The final component of YWLA, a capstone project, was the perfect opportunity for Chef Tee to flesh out our new project at THEARC. His focus was to incorporate best practices learned from YWLA into our CJT program to tailor it to the specific needs of 18-24-year-old learners. In doing so, he recognized a need for DC Central Kitchen to identify the wrap-around services that work best for youth, including modifications to our self-empowerment programming and other support systems.

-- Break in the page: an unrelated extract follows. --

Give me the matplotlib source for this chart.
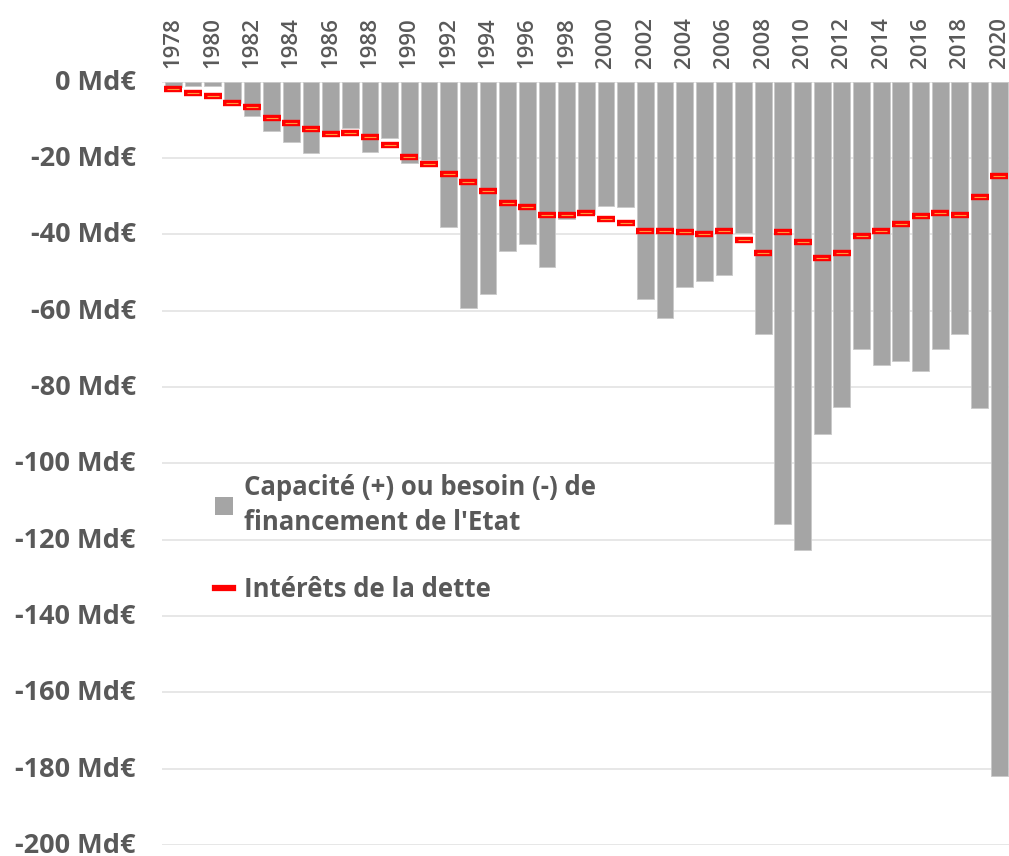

For Chef Tee, the key piece in this entire project at THEARC is hearing the youth voice. “It’s important to not only have the youth buy-in for the program, but to have their voices in how we set the program up, how we monitor and how we determine success. They have to feel what they are doing is important.” As we continue to develop the programming at THEARC, Chef Tee and his team will interview young people who came through the existing CJT program to hear what worked and areas for growth. But we won’t stop with our alumni. We’re also reaching out to Opportunity Youth in our community who haven’t been previously affiliated with DCCK. As Chef Tee says, “If we build a product that they’re looking for, that they had a hand in designing, hopefully they’ll be more apt to come”.
As our internal planning for this expansion to THEARC has proceeded, Chef Tee has reminded us that we need to trust the process, too. By listening to the needs of the community and working with local partners, we’ll refine a community-driven and led plan to meet needs of our city’s youth.